* Aim *
All the data should be repeated exactly. Any image in it is left out.

[start]

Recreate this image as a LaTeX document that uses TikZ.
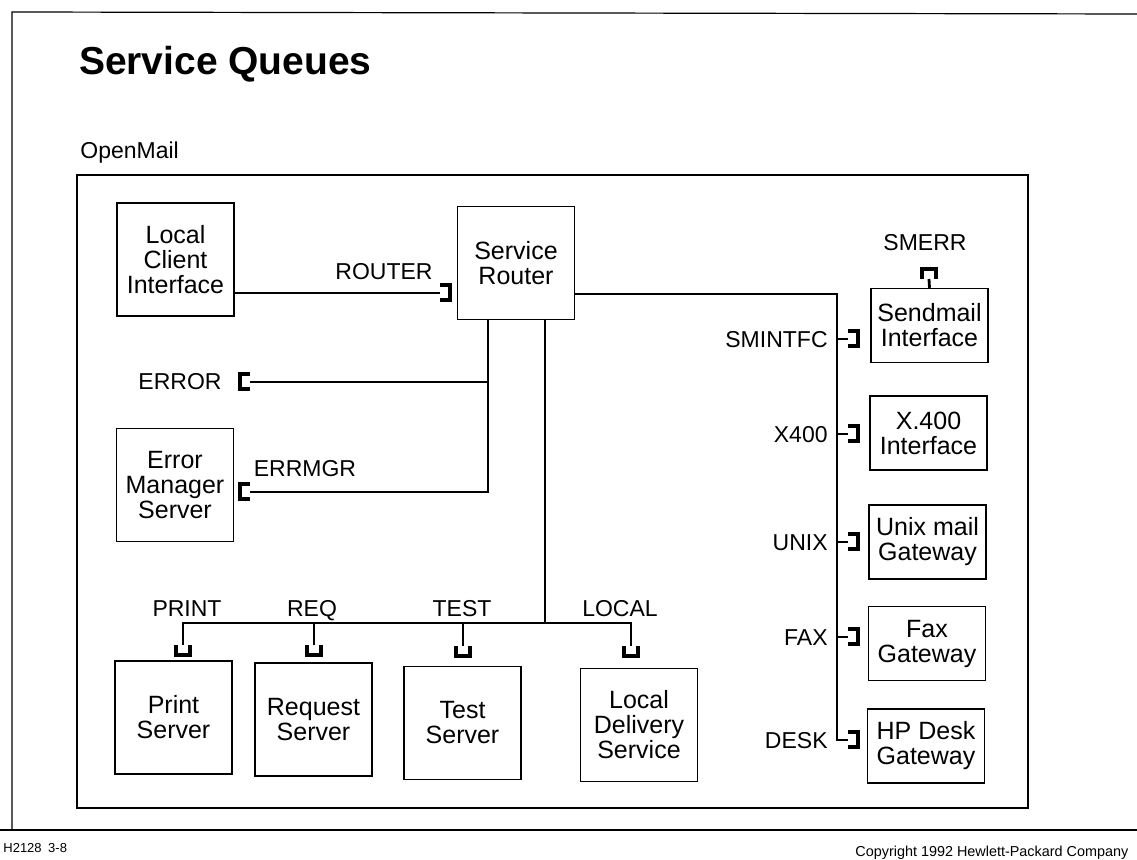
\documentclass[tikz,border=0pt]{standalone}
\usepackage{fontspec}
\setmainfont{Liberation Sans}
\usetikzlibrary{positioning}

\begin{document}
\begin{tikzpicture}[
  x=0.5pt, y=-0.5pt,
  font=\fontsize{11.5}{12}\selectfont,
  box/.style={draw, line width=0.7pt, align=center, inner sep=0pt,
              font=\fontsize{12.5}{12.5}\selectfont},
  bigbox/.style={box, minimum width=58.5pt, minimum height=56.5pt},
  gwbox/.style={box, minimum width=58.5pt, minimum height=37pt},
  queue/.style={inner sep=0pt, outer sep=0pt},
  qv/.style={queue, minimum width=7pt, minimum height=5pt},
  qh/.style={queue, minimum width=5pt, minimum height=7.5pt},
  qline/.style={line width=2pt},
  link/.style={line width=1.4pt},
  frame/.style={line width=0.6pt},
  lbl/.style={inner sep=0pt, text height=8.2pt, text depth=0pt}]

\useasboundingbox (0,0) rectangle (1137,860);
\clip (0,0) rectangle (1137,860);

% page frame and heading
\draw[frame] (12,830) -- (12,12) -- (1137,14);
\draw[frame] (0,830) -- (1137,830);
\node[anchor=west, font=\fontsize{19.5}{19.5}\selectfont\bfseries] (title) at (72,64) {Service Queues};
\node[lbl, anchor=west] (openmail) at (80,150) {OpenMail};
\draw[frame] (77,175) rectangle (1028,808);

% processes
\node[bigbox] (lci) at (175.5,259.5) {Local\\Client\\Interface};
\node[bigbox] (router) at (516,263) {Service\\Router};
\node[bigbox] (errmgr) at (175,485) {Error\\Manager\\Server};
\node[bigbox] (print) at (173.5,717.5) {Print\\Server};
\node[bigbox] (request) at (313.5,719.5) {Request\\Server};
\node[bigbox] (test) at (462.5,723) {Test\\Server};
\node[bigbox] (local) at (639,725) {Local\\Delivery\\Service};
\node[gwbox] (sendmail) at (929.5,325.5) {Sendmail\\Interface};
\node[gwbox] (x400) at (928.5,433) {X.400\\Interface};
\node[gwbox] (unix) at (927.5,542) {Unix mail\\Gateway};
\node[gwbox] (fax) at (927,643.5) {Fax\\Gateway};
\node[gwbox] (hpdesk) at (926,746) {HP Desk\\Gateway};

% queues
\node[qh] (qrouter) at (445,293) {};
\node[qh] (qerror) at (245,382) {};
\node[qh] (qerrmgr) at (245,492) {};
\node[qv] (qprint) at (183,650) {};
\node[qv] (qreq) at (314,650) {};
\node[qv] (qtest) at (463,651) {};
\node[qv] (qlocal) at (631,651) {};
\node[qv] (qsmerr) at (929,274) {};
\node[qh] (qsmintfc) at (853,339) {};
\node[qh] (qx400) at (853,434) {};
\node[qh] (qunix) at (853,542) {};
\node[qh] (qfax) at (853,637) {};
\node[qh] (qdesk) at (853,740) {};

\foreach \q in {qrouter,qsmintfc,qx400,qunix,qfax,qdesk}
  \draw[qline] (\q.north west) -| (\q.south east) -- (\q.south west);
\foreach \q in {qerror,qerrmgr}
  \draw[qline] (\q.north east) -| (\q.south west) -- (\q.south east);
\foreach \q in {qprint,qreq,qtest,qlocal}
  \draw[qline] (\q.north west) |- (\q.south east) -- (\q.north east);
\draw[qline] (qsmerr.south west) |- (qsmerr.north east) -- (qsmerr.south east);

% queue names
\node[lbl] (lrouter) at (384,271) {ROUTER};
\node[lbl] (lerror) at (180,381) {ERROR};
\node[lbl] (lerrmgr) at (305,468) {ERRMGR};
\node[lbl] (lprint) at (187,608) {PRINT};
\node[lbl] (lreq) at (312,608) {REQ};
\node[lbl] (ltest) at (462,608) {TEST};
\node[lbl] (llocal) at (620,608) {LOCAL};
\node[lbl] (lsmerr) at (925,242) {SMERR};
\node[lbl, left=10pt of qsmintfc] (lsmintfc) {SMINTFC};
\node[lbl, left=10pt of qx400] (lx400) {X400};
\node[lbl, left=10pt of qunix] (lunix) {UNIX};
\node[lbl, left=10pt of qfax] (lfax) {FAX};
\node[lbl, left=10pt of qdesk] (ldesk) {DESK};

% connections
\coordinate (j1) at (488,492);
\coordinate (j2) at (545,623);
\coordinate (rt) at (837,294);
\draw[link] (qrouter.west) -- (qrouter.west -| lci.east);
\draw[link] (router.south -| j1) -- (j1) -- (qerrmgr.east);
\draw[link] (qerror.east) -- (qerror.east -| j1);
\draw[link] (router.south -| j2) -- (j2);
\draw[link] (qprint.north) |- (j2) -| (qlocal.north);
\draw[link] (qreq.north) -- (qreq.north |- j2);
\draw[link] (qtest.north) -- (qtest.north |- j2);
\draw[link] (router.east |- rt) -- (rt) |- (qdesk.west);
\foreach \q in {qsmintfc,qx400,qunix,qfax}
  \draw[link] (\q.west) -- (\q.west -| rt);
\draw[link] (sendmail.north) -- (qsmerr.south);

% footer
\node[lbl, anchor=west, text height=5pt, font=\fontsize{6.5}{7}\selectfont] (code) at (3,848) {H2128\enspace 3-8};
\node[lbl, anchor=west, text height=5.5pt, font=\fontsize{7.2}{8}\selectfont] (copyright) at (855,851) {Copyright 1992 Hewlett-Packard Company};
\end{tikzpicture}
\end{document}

[end]

* Full answer *
Recreate this image as a LaTeX document that uses TikZ.
\documentclass[tikz,border=0pt]{standalone}
\usepackage{fontspec}
\setmainfont{Liberation Sans}
\usetikzlibrary{positioning}

\begin{document}
\begin{tikzpicture}[
  x=0.5pt, y=-0.5pt,
  font=\fontsize{11.5}{12}\selectfont,
  box/.style={draw, line width=0.7pt, align=center, inner sep=0pt,
              font=\fontsize{12.5}{12.5}\selectfont},
  bigbox/.style={box, minimum width=58.5pt, minimum height=56.5pt},
  gwbox/.style={box, minimum width=58.5pt, minimum height=37pt},
  queue/.style={inner sep=0pt, outer sep=0pt},
  qv/.style={queue, minimum width=7pt, minimum height=5pt},
  qh/.style={queue, minimum width=5pt, minimum height=7.5pt},
  qline/.style={line width=2pt},
  link/.style={line width=1.4pt},
  frame/.style={line width=0.6pt},
  lbl/.style={inner sep=0pt, text height=8.2pt, text depth=0pt}]

\useasboundingbox (0,0) rectangle (1137,860);
\clip (0,0) rectangle (1137,860);

% page frame and heading
\draw[frame] (12,830) -- (12,12) -- (1137,14);
\draw[frame] (0,830) -- (1137,830);
\node[anchor=west, font=\fontsize{19.5}{19.5}\selectfont\bfseries] (title) at (72,64) {Service Queues};
\node[lbl, anchor=west] (openmail) at (80,150) {OpenMail};
\draw[frame] (77,175) rectangle (1028,808);

% processes
\node[bigbox] (lci) at (175.5,259.5) {Local\\Client\\Interface};
\node[bigbox] (router) at (516,263) {Service\\Router};
\node[bigbox] (errmgr) at (175,485) {Error\\Manager\\Server};
\node[bigbox] (print) at (173.5,717.5) {Print\\Server};
\node[bigbox] (request) at (313.5,719.5) {Request\\Server};
\node[bigbox] (test) at (462.5,723) {Test\\Server};
\node[bigbox] (local) at (639,725) {Local\\Delivery\\Service};
\node[gwbox] (sendmail) at (929.5,325.5) {Sendmail\\Interface};
\node[gwbox] (x400) at (928.5,433) {X.400\\Interface};
\node[gwbox] (unix) at (927.5,542) {Unix mail\\Gateway};
\node[gwbox] (fax) at (927,643.5) {Fax\\Gateway};
\node[gwbox] (hpdesk) at (926,746) {HP Desk\\Gateway};

% queues
\node[qh] (qrouter) at (445,293) {};
\node[qh] (qerror) at (245,382) {};
\node[qh] (qerrmgr) at (245,492) {};
\node[qv] (qprint) at (183,650) {};
\node[qv] (qreq) at (314,650) {};
\node[qv] (qtest) at (463,651) {};
\node[qv] (qlocal) at (631,651) {};
\node[qv] (qsmerr) at (929,274) {};
\node[qh] (qsmintfc) at (853,339) {};
\node[qh] (qx400) at (853,434) {};
\node[qh] (qunix) at (853,542) {};
\node[qh] (qfax) at (853,637) {};
\node[qh] (qdesk) at (853,740) {};

\foreach \q in {qrouter,qsmintfc,qx400,qunix,qfax,qdesk}
  \draw[qline] (\q.north west) -| (\q.south east) -- (\q.south west);
\foreach \q in {qerror,qerrmgr}
  \draw[qline] (\q.north east) -| (\q.south west) -- (\q.south east);
\foreach \q in {qprint,qreq,qtest,qlocal}
  \draw[qline] (\q.north west) |- (\q.south east) -- (\q.north east);
\draw[qline] (qsmerr.south west) |- (qsmerr.north east) -- (qsmerr.south east);

% queue names
\node[lbl] (lrouter) at (384,271) {ROUTER};
\node[lbl] (lerror) at (180,381) {ERROR};
\node[lbl] (lerrmgr) at (305,468) {ERRMGR};
\node[lbl] (lprint) at (187,608) {PRINT};
\node[lbl] (lreq) at (312,608) {REQ};
\node[lbl] (ltest) at (462,608) {TEST};
\node[lbl] (llocal) at (620,608) {LOCAL};
\node[lbl] (lsmerr) at (925,242) {SMERR};
\node[lbl, left=10pt of qsmintfc] (lsmintfc) {SMINTFC};
\node[lbl, left=10pt of qx400] (lx400) {X400};
\node[lbl, left=10pt of qunix] (lunix) {UNIX};
\node[lbl, left=10pt of qfax] (lfax) {FAX};
\node[lbl, left=10pt of qdesk] (ldesk) {DESK};

% connections
\coordinate (j1) at (488,492);
\coordinate (j2) at (545,623);
\coordinate (rt) at (837,294);
\draw[link] (qrouter.west) -- (qrouter.west -| lci.east);
\draw[link] (router.south -| j1) -- (j1) -- (qerrmgr.east);
\draw[link] (qerror.east) -- (qerror.east -| j1);
\draw[link] (router.south -| j2) -- (j2);
\draw[link] (qprint.north) |- (j2) -| (qlocal.north);
\draw[link] (qreq.north) -- (qreq.north |- j2);
\draw[link] (qtest.north) -- (qtest.north |- j2);
\draw[link] (router.east |- rt) -- (rt) |- (qdesk.west);
\foreach \q in {qsmintfc,qx400,qunix,qfax}
  \draw[link] (\q.west) -- (\q.west -| rt);
\draw[link] (sendmail.north) -- (qsmerr.south);

% footer
\node[lbl, anchor=west, text height=5pt, font=\fontsize{6.5}{7}\selectfont] (code) at (3,848) {H2128\enspace 3-8};
\node[lbl, anchor=west, text height=5.5pt, font=\fontsize{7.2}{8}\selectfont] (copyright) at (855,851) {Copyright 1992 Hewlett-Packard Company};
\end{tikzpicture}
\end{document}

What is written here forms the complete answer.